Pyrophoricity. In the daily use and handling of zirconium basic sulfate during which continuous exposure to air can occur, no spontaneous ignition is observed. The absence of structural alerts furthermore confirms that it is highly unlikely that this substance has pyrophoric properties.

Flammability in contact with water. Under conditions where zirconium basic sulfate is in contact with water no ignition and/or liberation of flammable gases is observed. The absence of structural alerts furthermore confirms that it is highly unlikely that this substance is flammable in contact with water.

Flammability. When zirconium basic sulfate is heated it decomposes. This decomposition becomes significant at approximately 600°C and is preceded at lower temperatures (starting at around 115°C) by dehydration and dehydroxylation. Dehydration and decomposition are endothermic reactions making the substance not liable to burning. Furthermore, inorganic sulfates in which the inorganic element is in its highest possible oxidation state are considered incapable of further reaction with oxygen and can thus be designated as non-flammable. The oxidation state of zirconium in zirconium basic sulfate is in its highest possible state (4+) and this substance can thus be considered as non-flammable.

Justification for classification or non-classification

In the daily use and handling of zirconium basic sulfate during which continuous exposure to air and/or water can occur, no spontaneous ignition and/or liberation of flammable gases is observed.

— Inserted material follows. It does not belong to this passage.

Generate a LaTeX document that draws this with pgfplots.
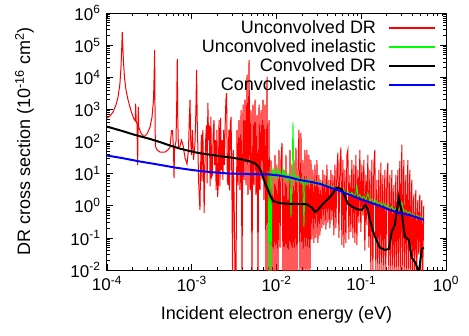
\documentclass[border=0pt]{standalone}
\usepackage{fontspec}
\setmainfont{Liberation Sans}
\usepackage{pgfplots}
\pgfplotsset{compat=1.18}
\begin{document}
\begin{tikzpicture}
\begin{axis}[
  scale only axis, width=339bp, height=257bp,
  xmode=log, ymode=log,
  xmin=1e-4, xmax=1, ymin=1e-2, ymax=1e6,
  xtick={1e-4,1e-3,1e-2,1e-1,1},
  xticklabels={10\textsuperscript{-4},10\textsuperscript{-3},10\textsuperscript{-2},10\textsuperscript{-1},10\textsuperscript{0}},
  ytick={1e-2,1e-1,1,1e1,1e2,1e3,1e4,1e5,1e6},
  yticklabels={10\textsuperscript{-2},10\textsuperscript{-1},10\textsuperscript{0},10\textsuperscript{1},10\textsuperscript{2},10\textsuperscript{3},10\textsuperscript{4},10\textsuperscript{5},10\textsuperscript{6}},
  minor xtick={2e-4,3e-4,4e-4,5e-4,6e-4,7e-4,8e-4,9e-4,2e-3,3e-3,4e-3,5e-3,6e-3,7e-3,8e-3,9e-3,2e-2,3e-2,4e-2,5e-2,6e-2,7e-2,8e-2,9e-2,0.2,0.3,0.4,0.5,0.6,0.7,0.8,0.9},
  minor ytick={2e-2,3e-2,4e-2,5e-2,6e-2,7e-2,8e-2,9e-2,0.2,0.3,0.4,0.5,0.6,0.7,0.8,0.9,2,3,4,5,6,7,8,9,20,30,40,50,60,70,80,90,200,300,400,500,600,700,800,900,2e3,3e3,4e3,5e3,6e3,7e3,8e3,9e3,2e4,3e4,4e4,5e4,6e4,7e4,8e4,9e4,2e5,3e5,4e5,5e5,6e5,7e5,8e5,9e5},
  tick label style={font=\fontsize{17bp}{17bp}\selectfont},
  xticklabel style={yshift=-3bp},
  yticklabel style={xshift=-3bp},
  major tick length=6bp, minor tick length=3bp,
  tick style={black, line width=0.7pt},
  axis line style={line width=1pt},
  every axis x label/.style={at={(axis description cs:0.5,-0.1401)}, anchor=north, inner sep=0pt, font=\fontsize{18bp}{18bp}\selectfont},
  every axis y label/.style={at={(axis description cs:-0.2153,0.5)}, rotate=90, anchor=south, inner sep=0pt, font=\fontsize{18bp}{18bp}\selectfont},
  xlabel={Incident electron energy (eV)},
  ylabel={DR cross section (10\textsuperscript{-16} cm\textsuperscript{2})},
  legend style={draw=none, fill=none, at={(rel axis cs:0.970,0.9786)}, anchor=north east,
    font=\fontsize{18bp}{18bp}\selectfont, inner sep=0pt, row sep=0.5bp, column sep=10bp,
    nodes={inner sep=2bp}},
  legend cell align=right, legend plot pos=right,
  legend image code/.code={\draw[#1, line width=1.6pt] (0bp,0bp) -- (46bp,0bp);},
]
\addplot[red, line width=1pt] coordinates {
(1.00e-4,540) (1.085e-4,620) (1.18e-4,830) (1.28e-4,1400) (1.35e-4,2400) (1.42e-4,6200) (1.46e-4,1.9e4) (1.49e-4,7e4) (1.515e-4,2.6e5) (1.535e-4,1e5) (1.565e-4,3e4) (1.61e-4,9.5e3) (1.675e-4,4e3) (1.77e-4,2e3) (1.92e-4,900) (2.08e-4,500) (2.16e-4,440) (2.18e-4,1500) (2.21e-4,440) (2.26e-4,350) (2.30e-4,18.6) (2.33e-4,350) (2.34e-4,1200) (2.37e-4,280) (2.52e-4,180) (2.73e-4,140) (2.96e-4,170) (3.22e-4,280) (3.40e-4,580) (3.54e-4,2000) (3.60e-4,1.2e4) (3.65e-4,7e4) (3.68e-4,2000) (3.72e-4,72) (3.89e-4,55) (4.22e-4,47) (4.83e-4,47) (5.25e-4,55) (5.54e-4,67) (5.77e-4,220) (5.93e-4,220) (6.10e-4,55) (6.18e-4,7.3) (6.27e-4,63) (6.52e-4,100) (6.66e-4,2000) (6.75e-4,3.7e4) (6.84e-4,465) (6.97e-4,67) (7.27e-4,72) (7.57e-4,110) (7.89e-4,78) (8.33e-4,31) (8.79e-4,20) (9.15e-4,55) (9.32e-4,320) (9.54e-4,2000) (9.72e-4,110) (9.93e-4,38)
(1.02e-3,230) (1.05e-3,27) (1.09e-3,78) (1.12e-3,950) (1.14e-3,1.7e4) (1.16e-3,465) (1.19e-3,27) (1.21e-3,4.4) (1.25e-3,0.74) (1.27e-3,13) (1.30e-3,160) (1.32e-3,6) (1.35e-3,230) (1.38e-3,13) (1.40e-3,0.6) (1.43e-3,18.6) (1.46e-3,110) (1.49e-3,320) (1.52e-3,5) (1.55e-3,1600) (1.58e-3,110) (1.61e-3,320) (1.65e-3,4) (1.68e-3,580) (1.72e-3,8) (1.75e-3,9.1) (1.79e-3,160) (1.83e-3,465) (1.86e-3,18.6) (1.90e-3,110) (1.94e-3,3.1) (1.98e-3,230) (2.02e-3,1.9) (2.06e-3,5) (2.10e-3,465) (2.15e-3,4) (2.19e-3,540) (2.23e-3,13) (2.28e-3,110) (2.33e-3,6.4) (2.38e-3,230) (2.43e-3,18.6) (2.48e-3,320) (2.53e-3,2000) (2.58e-3,3200) (2.63e-3,6) (2.68e-3,4.4) (2.74e-3,230) (2.79e-3,3) (2.85e-3,320) (2.91e-3,580) (2.97e-3,9.1) (3.03e-3,0.008) (3.09e-3,55) (3.15e-3,3.1) (3.24e-3,0.008)
(3.33e-3,0.008) (3.42e-3,230) (3.52e-3,4.4) (3.61e-3,465) (3.71e-3,3.1) (3.82e-3,950) (3.92e-3,0.008) (4.03e-3,1400) (4.14e-3,6.4) (4.25e-3,2000) (4.37e-3,4.4) (4.49e-3,1.2e4) (4.61e-3,2.2) (4.74e-3,3.4e4) (4.87e-3,3.1) (5.00e-3,950) (5.14e-3,0.008) (5.28e-3,1400) (5.43e-3,4.4) (5.58e-3,2000) (5.73e-3,2.2) (5.89e-3,670) (6.05e-3,0.008) (6.22e-3,1400) (6.39e-3,3.1) (6.57e-3,950) (6.75e-3,6.4) (6.93e-3,2000) (7.12e-3,1.5) (7.32e-3,1400) (7.52e-3,0.008) (7.73e-3,1e4) (7.94e-3,0.008) (8.16e-3,465) (8.38e-3,0.008)
(8.61e-3,27) (8.85e-3,0.008) (9.09e-3,13) (9.34e-3,0.008) (9.60e-3,38) (9.86e-3,0.008) (1.013e-2,19) (1.041e-2,0.008) (1.070e-2,55) (1.100e-2,0.05) (1.130e-2,27) (1.161e-2,90) (1.193e-2,0.008) (1.226e-2,13) (1.260e-2,0.008) (1.294e-2,38) (1.330e-2,0.008) (1.367e-2,9) (1.404e-2,0.008) (1.443e-2,55) (1.483e-2,0.008) (1.523e-2,19) (1.565e-2,0.008) (1.608e-2,27) (1.652e-2,0.008) (1.698e-2,65) (1.744e-2,0.008) (1.792e-2,13) (1.842e-2,230) (1.892e-2,0.008) (1.944e-2,190) (1.998e-2,0.008) (2.053e-2,27) (2.109e-2,0.008) (2.167e-2,55) (2.227e-2,0.008) (2.288e-2,55) (2.351e-2,0.008) (2.416e-2,38) (2.482e-2,0.008) (2.550e-2,27)
(2.620e-2,0.09) (2.692e-2,13) (2.766e-2,0.07) (2.842e-2,19) (2.921e-2,0.1) (3.001e-2,27) (3.083e-2,0.07) (3.168e-2,9) (3.255e-2,0.12) (3.345e-2,6.4) (3.437e-2,0.2) (3.531e-2,13) (3.628e-2,0.25) (3.728e-2,9) (3.831e-2,0.18) (3.936e-2,19) (4.044e-2,0.3) (4.155e-2,6.4) (4.270e-2,0.2) (4.387e-2,13) (4.508e-2,0.36) (4.632e-2,9) (4.759e-2,0.12) (4.890e-2,19) (5.024e-2,0.2) (5.162e-2,13) (5.304e-2,45) (5.450e-2,0.1) (5.600e-2,19) (5.754e-2,65) (5.912e-2,0.06) (6.074e-2,27) (6.241e-2,0.05) (6.413e-2,13) (6.589e-2,0.07) (6.770e-2,38) (6.956e-2,55) (7.148e-2,0.09) (7.344e-2,9) (7.546e-2,0.15) (7.754e-2,27) (7.967e-2,0.1) (8.186e-2,19) (8.411e-2,0.07) (8.642e-2,38)
(8.880e-2,0.06) (9.124e-2,13) (9.375e-2,0.3) (9.633e-2,55) (9.898e-2,0.15) (0.1017,19) (0.1045,0.5) (0.1074,27) (0.1103,0.04) (0.1134,9) (0.1165,0.25) (0.1197,38) (0.1230,0.05) (0.1264,13) (0.1298,0.008) (0.1334,27) (0.1371,0.008) (0.1408,19) (0.1447,55) (0.1487,0.008) (0.1528,6.4) (0.1570,0.008) (0.1613,13) (0.1657,0.008) (0.1703,22) (0.1750,0.008) (0.1798,9) (0.1847,0.008) (0.1898,13) (0.1950,0.008) (0.2004,6.4) (0.2059,22) (0.2115,0.008) (0.2174,9) (0.2233,0.008) (0.2295,13) (0.2358,0.008) (0.2423,4.4) (0.2489,0.008) (0.2558,9) (0.2628,0.008) (0.2700,13) (0.2775,0.008) (0.2851,25) (0.2929,0.008) (0.3010,80) (0.3093,0.008) (0.3178,27) (0.3265,0.008) (0.3355,9) (0.3447,0.008) (0.3542,27) (0.3639,0.008) (0.3739,13) (0.3842,0.008) (0.3947,6.4) (0.4056,0.008) (0.4167,2.2) (0.4282,0.008) (0.4400,3.1) (0.4521,0.008) (0.4645,1.5) (0.4773,0.03) (0.4904,2.2) (0.5039,0.008) (0.5177,1.5) (0.5319,0.008) (0.5466,1.0)
};
\addlegendentry{Unconvolved DR}
\addplot[green, line width=0.9pt] coordinates {
(7.94e-3,12) (8.16e-3,0.008) (8.38e-3,16) (8.61e-3,0.008) (8.85e-3,9) (9.09e-3,14) (9.34e-3,8) (9.60e-3,12) (9.86e-3,7) (1.013e-2,11) (1.041e-2,15) (1.070e-2,9) (1.100e-2,12) (1.161e-2,8) (1.193e-2,14) (1.226e-2,7) (1.260e-2,11) (1.294e-2,9) (1.330e-2,6) (1.367e-2,10) (1.404e-2,7) (1.443e-2,9) (1.483e-2,0.45) (1.523e-2,8) (1.565e-2,400) (1.608e-2,7) (1.652e-2,9) (1.698e-2,6) (1.744e-2,8) (1.792e-2,5.5) (1.842e-2,8) (1.892e-2,6) (1.944e-2,5) (1.998e-2,7) (2.053e-2,5) (2.109e-2,0.22) (2.167e-2,6) (2.227e-2,5) (2.288e-2,7) (2.351e-2,4.8) (2.416e-2,6.5) (2.482e-2,5)
(2.620e-2,6) (2.766e-2,4.5) (2.921e-2,6) (3.083e-2,4.6) (3.255e-2,5.6) (3.437e-2,4.3) (3.628e-2,5) (3.831e-2,4) (4.044e-2,4.6) (4.270e-2,3.6) (4.508e-2,4.2) (4.759e-2,3.3) (5.024e-2,3.8) (5.304e-2,3.0) (5.600e-2,3.4) (5.912e-2,2.7) (6.241e-2,3.1) (6.589e-2,2.4) (6.956e-2,2.8) (7.344e-2,2.2) (7.754e-2,2.6) (8.186e-2,2.0) (8.642e-2,2.4) (8.880e-2,4.5) (9.124e-2,1.9) (9.633e-2,2.2) (0.1017,1.7) (0.1074,2.0) (0.1134,1.5) (0.1197,2.5) (0.1264,1.35) (0.1334,1.6) (0.1408,1.2) (0.1487,1.45) (0.1570,1.1) (0.1657,1.3) (0.1750,1.0) (0.1847,1.2) (0.1950,0.9) (0.2059,1.1) (0.2174,0.8) (0.2295,0.95) (0.2423,0.72) (0.2558,0.85) (0.2700,0.68) (0.2851,0.85) (0.3010,1.3) (0.3178,0.66) (0.3355,0.72) (0.3542,0.58) (0.3739,0.66) (0.3947,0.45) (0.4167,0.55) (0.4400,0.44) (0.4645,0.5) (0.4904,0.42) (0.5177,0.44) (0.5466,0.38)
};
\addlegendentry{Unconvolved inelastic}
\addplot[black, line width=2pt] coordinates {
(1e-4,290) (1.5e-4,214) (2.14e-4,160) (3.22e-4,120) (4.22e-4,96) (5.54e-4,75) (7.27e-4,60) (9.54e-4,50) (1.25e-3,43) (1.64e-3,39) (2.15e-3,35) (2.83e-3,32) (3.71e-3,28.5) (4.87e-3,24) (5.58e-3,20.7) (6.05e-3,17.3) (6.57e-3,12) (6.93e-3,7.9) (7.5e-3,4.4) (8.38e-3,2.2) (9.1e-3,1.4) (1.1e-2,1.2) (1.44e-2,1.15) (1.89e-2,1.15) (2.29e-2,1.1) (2.62e-2,0.88) (2.84e-2,0.64) (3.08e-2,0.74) (3.44e-2,1.05) (4.04e-2,1.6) (4.63e-2,2.4) (5.02e-2,3.5) (5.3e-2,3.7) (5.91e-2,3.2) (6.41e-2,1.95) (6.96e-2,1.15) (7.34e-2,1.05) (8.0e-2,0.9) (9.0e-2,0.78) (0.1017,0.74) (0.1074,0.95) (0.112,1.05) (0.1197,0.75) (0.1264,0.36) (0.1447,0.11) (0.1657,0.05) (0.1898,0.042) (0.2115,0.045) (0.2295,0.16) (0.2489,0.25) (0.2775,1.8) (0.301,0.6) (0.3265,0.11) (0.3639,0.086) (0.3947,0.024) (0.44,0.016) (0.4773,0.008) (0.5177,0.045) (0.5466,0.05)
};
\addlegendentry{Convolved DR}
\addplot[blue, line width=2pt] coordinates {
(1e-4,36.6) (1.5e-4,30.6) (2.45e-4,23.8) (4e-4,19.2) (6.3e-4,15.5) (1e-3,13.0) (1.64e-3,11.2) (2.83e-3,10.0) (4.87e-3,9.7) (8.38e-3,9.4) (1.1e-2,8.7) (1.44e-2,7.6) (1.89e-2,6.3) (2.48e-2,5.6) (3.26e-2,4.8) (4.28e-2,3.7) (5.61e-2,2.9) (7.36e-2,2.16) (9.66e-2,1.62) (0.127,1.26) (0.166,0.98) (0.218,0.74) (0.286,0.59) (0.376,0.51) (0.493,0.40) (0.55,0.37)
};
\addlegendentry{Convolved inelastic}
\end{axis}
\pgfresetboundingbox
\path (current axis.south west) ++(-107bp,-66bp) rectangle ++(469bp,336bp);
\end{tikzpicture}
\end{document}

When zirconium basic sulfate is heated it decomposes. Decomposition being an endothermic reaction makes the substance not liable to burning. Furthermore, zirconium in zirconium basic sulfate is in its highest possible oxidation state (4+) and therefore considered incapable of further reaction with oxygen.

Following the above assessment it is concluded that zirconium basic sulfate is non-flammable and should thus not be classified for this endpoint.